La monumental debacle deportiva del Hércules me ha abierto un par de cajones de la memoria. En uno de ellos aparezco con mi padre y mi tío Carlos en el Rico Pérez, de niño, como asistente a los partidos en que aquel Hércules de Primera División de los 80 era una excusa tan buena como cualquiera para pasar un rato con los mayores de mi familia y para quedarme hechizado por el marcador simultáneo que se regía por una clave de anuncios publicitarios que había que consultar en un folleto. No recuerdo un solo partido, sí algún nombre de los jugadores de entonces, pero tengo en la cabeza el cartelón que se cambiaba cada vez que uno de los equipos de la liga marcaba un gol. Comíamos pipas enfrente de lo que se dio en llamar la grada Tejero, nos sentábamos sobre colchonetas azules que apenas aliviaban la dureza del cemento y, al acabar el partido, recorríamos el barrio de San Blas de punta a punta, con esa sensación de libertad y omnipotencia que adquieres cuando dejan de pedirte la mano para cruzar las calles. Más de treinta años después, sigo siendo más samblasino que herculano.

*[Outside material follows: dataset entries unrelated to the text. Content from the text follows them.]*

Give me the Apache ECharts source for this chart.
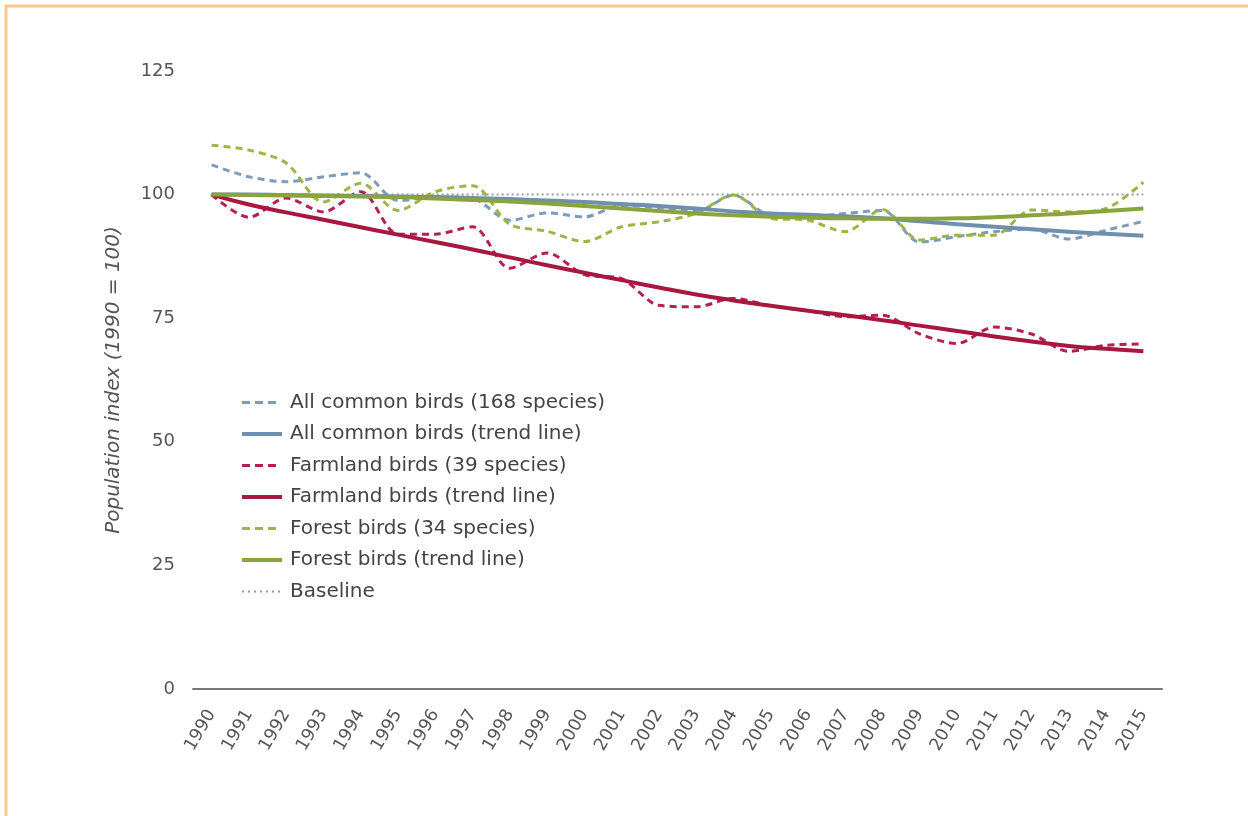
<!DOCTYPE html>
<html>
<head>
<meta charset="utf-8">
<script src="https://cdn.jsdelivr.net/npm/echarts@6/dist/echarts.min.js"></script>
<style>
html,body{margin:0;padding:0;background:#fff;}
#chart{width:1248px;height:816px;}
</style>
</head>
<body>
<div id="chart"></div>
<script>
const years = ['1990','1991','1992','1993','1994','1995','1996','1997','1998','1999','2000','2001','2002','2003','2004','2005','2006','2007','2008','2009','2010','2011','2012','2013','2014','2015'];
const yTicks = [0, 25, 50, 75, 100, 125];

const allBirds = [106, 103.6, 102.6, 103.6, 104.4, 98.8, 99.5, 99.2, 94.8, 96.3, 95.5, 97.8, 97.3, 96.6, 99.9, 95.8, 95.6, 96.2, 96.8, 90.4, 91.5, 92.5, 93.0, 91.0, 92.8, 94.6];
const allTrend = [100, 100, 99.9, 99.8, 99.7, 99.6, 99.5, 99.3, 99.1, 98.8, 98.5, 98.1, 97.7, 97.2, 96.6, 96.2, 95.9, 95.6, 95.2, 94.6, 94.0, 93.5, 93.0, 92.5, 92.1, 91.7];
const farmBirds = [100, 95.4, 99.3, 96.5, 100.6, 92.0, 92.0, 93.5, 85.1, 88.2, 83.8, 83.0, 77.6, 77.3, 79.0, 77.5, 76.5, 75.3, 75.6, 71.8, 69.9, 73.2, 71.8, 68.3, 69.5, 69.8];
const farmTrend = [100, 98.0, 96.4, 94.9, 93.4, 91.9, 90.4, 88.9, 87.3, 85.7, 84.2, 82.7, 81.2, 79.8, 78.6, 77.5, 76.5, 75.6, 74.6, 73.5, 72.4, 71.3, 70.3, 69.4, 68.8, 68.3];
const forestBirds = [110, 109, 106.4, 98.5, 102.3, 96.8, 100.6, 101.8, 94.0, 92.6, 90.5, 93.5, 94.5, 96.2, 99.9, 95.2, 94.8, 92.5, 97.0, 90.8, 91.8, 91.8, 96.9, 96.5, 97.2, 102.5];
const forestTrend = [100, 99.9, 99.8, 99.7, 99.6, 99.5, 99.2, 98.9, 98.6, 98.2, 97.7, 97.2, 96.7, 96.2, 95.8, 95.5, 95.3, 95.2, 95.1, 95.1, 95.2, 95.4, 95.8, 96.2, 96.7, 97.2];
const baseline = [100, 100, 100, 100, 100, 100, 100, 100, 100, 100, 100, 100, 100, 100, 100, 100, 100, 100, 100, 100, 100, 100, 100, 100, 100, 100];

const names = ['All common birds (168 species)', 'All common birds (trend line)', 'Farmland birds (39 species)', 'Farmland birds (trend line)', 'Forest birds (34 species)', 'Forest birds (trend line)', 'Baseline'];

const BLUE_D = '#7b9cbd', BLUE = '#6f8fae';
const RED_D = '#b4204f', RED = '#a8173f';
const GREEN_D = '#9db547', GREEN = '#8aa33a';
const GRAY = '#9a9a9a';

// legend sample shapes (40 x 4 box)
const ICON_DASH = 'path://M0,0.5h8v3h-8z M13,0.5h8v3h-8z M26,0.5h8v3h-8z M39.99,0h0.01v4h-0.01z';
const ICON_SOLID = 'path://M0,0h40v4h-40z';
const ICON_DOT = 'path://M0,1h2v2h-2z M6,1h2v2h-2z M12,1h2v2h-2z M18,1h2v2h-2z M24,1h2v2h-2z M30,1h2v2h-2z M36,1h2v2h-2z M39.99,0h0.01v4h-0.01z M0,0h0.01v0.01h-0.01z';
const icons = [ICON_DASH, ICON_SOLID, ICON_DASH, ICON_SOLID, ICON_DASH, ICON_SOLID, ICON_DOT];

function dashed(name, data, color) {
  return { name, type: 'line', data, smooth: 0.3, symbol: 'none', z: 3,
    lineStyle: { color, width: 3, type: [7, 5] }, itemStyle: { color } };
}
function trend(name, data, color) {
  return { name, type: 'line', data, smooth: true, symbol: 'none', z: 4,
    lineStyle: { color, width: 4 }, itemStyle: { color } };
}

const chart = echarts.init(document.getElementById('chart'));
chart.setOption({
  animation: false,
  backgroundColor: '#fff',
  graphic: [{
    type: 'rect', shape: { x: 6, y: 6, width: 1400, height: 1000 },
    style: { fill: 'none', stroke: '#fdc690', lineWidth: 3 }, silent: true
  }],
  grid: { left: 193, right: 86, top: 71, bottom: 127 },
  legend: {
    orient: 'vertical', left: 242, top: 392.5, padding: 0,
    itemWidth: 40, itemHeight: 4, itemGap: 11.5,
    symbolKeepAspect: false,
    data: names.map((n, i) => ({ name: n, icon: icons[i] })),
    textStyle: { fontFamily: 'DejaVu Sans', fontSize: 20, color: '#444', padding: [0, 0, 0, 3] }
  },
  xAxis: {
    type: 'category', data: years, boundaryGap: true,
    axisLine: { lineStyle: { color: '#777', width: 2 } },
    axisTick: { show: false },
    axisLabel: { rotate: 60, interval: 0, fontFamily: 'DejaVu Sans', fontSize: 17.5, color: '#555', margin: 22 }
  },
  yAxis: {
    type: 'value', min: 0, max: 125, interval: 25,
    name: 'Population index (1990 = 100)', nameLocation: 'middle', nameGap: 69,
    nameTextStyle: { fontFamily: 'DejaVu Sans', fontSize: 20, fontStyle: 'italic', color: '#555' },
    axisLine: { show: false }, axisTick: { show: false }, splitLine: { show: false },
    axisLabel: { fontFamily: 'DejaVu Sans', fontSize: 18, color: '#555', margin: 18,
      formatter: v => yTicks.includes(v) ? String(v) : '' }
  },
  series: [
    dashed(names[0], allBirds, BLUE_D),
    trend(names[1], allTrend, BLUE),
    dashed(names[2], farmBirds, RED_D),
    trend(names[3], farmTrend, RED),
    dashed(names[4], forestBirds, GREEN_D),
    trend(names[5], forestTrend, GREEN),
    { name: names[6], type: 'line', data: baseline, symbol: 'none', z: 2,
      lineStyle: { color: GRAY, width: 2, type: [2, 3] }, itemStyle: { color: GRAY } }
  ]
});
</script>
</body>
</html>
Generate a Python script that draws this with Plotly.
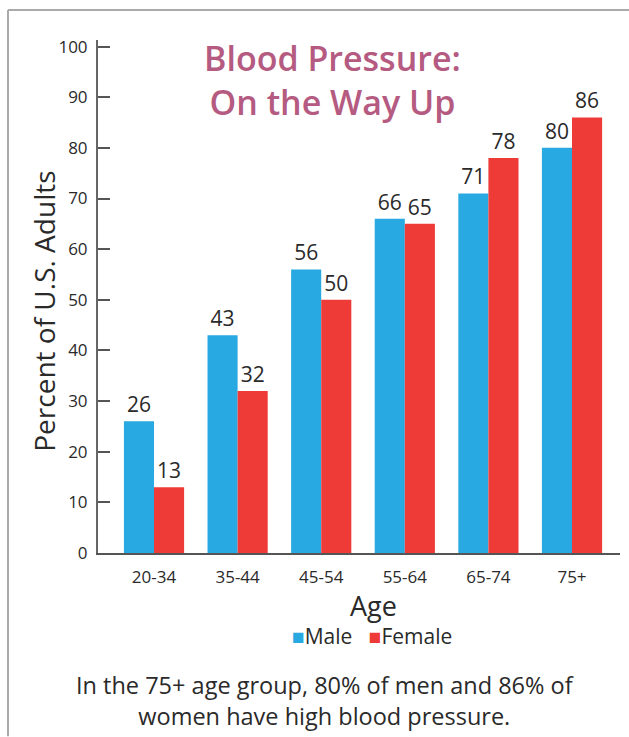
import plotly.graph_objects as go

ages = ["20-34", "35-44", "45-54", "55-64", "65-74", "75+"]
male = [26, 43, 56, 66, 71, 80]
female = [13, 32, 50, 65, 78, 86]
y_ticks = [0, 10, 20, 30, 40, 50, 60, 70, 80, 90, 100]
series_names = ["Male", "Female"]
series_colors = ["#29A9E1", "#EE3B37"]

W, H = 629, 737
ML, MR, MT, MB = 98, 9, 40, 183.5
pw = W - ML - MR
ph = H - MT - MB

def px_x(x):
    return (x - ML) / pw

def px_y(y):
    return (H - MB - y) / ph

FONT = "Open Sans"
TXT = "#2a2a2a"

fig = go.Figure()
for name, vals, col in zip(series_names, [male, female], series_colors):
    fig.add_trace(go.Bar(
        x=ages, y=vals, name=name, marker_color=col, marker_line_width=0,
        text=[str(v) for v in vals], textposition="outside", cliponaxis=False,
        textfont=dict(size=21, color=TXT, family=FONT),
    ))

fig.update_layout(
    width=W, height=H,
    margin=dict(l=ML, r=MR, t=MT, b=MB, pad=0),
    paper_bgcolor="white", plot_bgcolor="white",
    barmode="group", bargap=0.28, bargroupgap=0,
    font=dict(family=FONT, color=TXT),
    showlegend=False,
    xaxis=dict(range=[-0.67, 5.574], showline=True, linecolor="#555", linewidth=2,
               ticks="", tickfont=dict(size=17, color=TXT, family=FONT), showgrid=False,
               ticklabelstandoff=8),
    yaxis=dict(range=[0, 101.3], tickvals=y_ticks, showline=True, linecolor="#666", linewidth=2,
               ticks="inside", ticklen=12, tickwidth=1.5, tickcolor="#555",
               ticklabelstandoff=5,
               tickfont=dict(size=17, color=TXT, family=FONT), showgrid=False, zeroline=False),
)

fig.add_annotation(
    text="Percent of U.S. Adults", xref="paper", yref="paper", x=px_x(44), y=px_y(312),
    xanchor="center", yanchor="middle", textangle=-90, showarrow=False,
    font=dict(size=28, color=TXT, family=FONT),
)

fig.add_annotation(
    text="Blood Pressure:<br>On the Way Up", xref="paper", yref="paper",
    x=px_x(332), y=px_y(80), xanchor="center", yanchor="middle", showarrow=False,
    font=dict(size=34, color="#B55A80", family=FONT, weight=600), align="center",
)

fig.add_annotation(
    text="Age", xref="paper", yref="paper", x=px_x(373), y=px_y(606),
    xanchor="center", yanchor="middle", showarrow=False,
    font=dict(size=27, color=TXT, family=FONT),
)

legend_html = "   ".join(
    f"<span style='color:{c}'>■</span>{n}" for n, c in zip(series_names, series_colors)
)
fig.add_annotation(
    text=legend_html, xref="paper", yref="paper", x=px_x(372), y=px_y(637),
    xanchor="center", yanchor="middle", showarrow=False,
    font=dict(size=21, color=TXT, family=FONT),
)

fig.add_annotation(
    text="In the 75+ age group, 80% of men and 86% of<br>women have high blood pressure.",
    xref="paper", yref="paper", x=px_x(325), y=px_y(701), xanchor="center", yanchor="middle",
    showarrow=False, font=dict(size=23.5, color=TXT, family=FONT), align="center",
)

# frame lines (top and left)
fig.add_shape(type="line", xref="paper", yref="paper", x0=px_x(8), x1=px_x(W), y0=px_y(10), y1=px_y(10),
              line=dict(color="#aaaaaa", width=2))
fig.add_shape(type="line", xref="paper", yref="paper", x0=px_x(8), x1=px_x(8), y0=px_y(10), y1=px_y(H),
              line=dict(color="#aaaaaa", width=2))

fig.write_html("out.html")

La segunda esquirla de mi memoria deportiva la tengo mucho más viva. Jugué al baloncesto durante mi adolescencia, en dos equipos que me permitían pasar el fin de semana entero botando un balón, que también era a lo que me dedicaba en los recreos mientras almorzaba un bocadillo o en las pachangas en el Hipódromo, donde seguramente alguna vez me enfrenté al rapero Nach bajo una canasta. Disfruté mucho como base más asistente que anotador en torneos en los que aún no era ningún obstáculo medir menos de 1,80 y llevar las gafas sujetas con una cinta a la cabeza, como Kurt Rambis en los Lakers. Entonces y ahora era una aventura competir en algún colegio en el que la cancha era triangular o tenía una alcantarilla en el punto justo del salto inicial. O visitar al equipo de Carolinas, que jugaba en un patio interior en el que solías cruzarte con alguna pinza de tender ropa, especialmente cuando ganabas. La cosa cambiaba cuando visitabas Elche o Valencia, cuyas instalaciones deportivas parecían olímpicas al lado de las tuyas y cuyos clubes mostraban una solidez estructural que te daba la impresión de que te estabas enfrentando a selecciones nacionales. Y, por lo que leo a mis compañeros deportivos, la cosa no ha cambiado demasiado en la actualidad.
El deporte en Alicante es la cultura en Alicante, el turismo en Alicante, el urbanismo en Alicante. Un desastre. No hace falta que el Hércules descienda a los infiernos para comprobar que los éxitos deportivos han llegado casi siempre desde otras poblaciones de la provincia, salvo en el balonmano, con equipos como el Calpisa o el escolar de Agustinos, o las artes marciales, gracias al impulso de iniciativas privadas en instalaciones de barrio con campeonas planetarias. No me voy a meter en los despachos de Ortiz, porque eso se lo va a contar mucho mejor mi compañero Óscar Manteca. Tampoco voy a crecer más, con lo que mis facultades para el baloncesto van a seguir cimentándose en una excelente visión de juego, mal está que lo diga yo. Pero sí fui un niño que disfrutaba sentado al lado de su padre en el estadio y sí que llegué a entrenar en lo que luego fue el germen del Lucentum, el Miguel Hernández Teka. Así que puedo entender lo que siente un carrilero de lujo o una excelente pívot cuando deslumbra en el páramo deportivo de la ciudad y va preparando las maletas para cambiar de aires y, así, poder triunfar. A esa edad en la que aún no se ha llegado a comprender que Alicante no tiene remedio.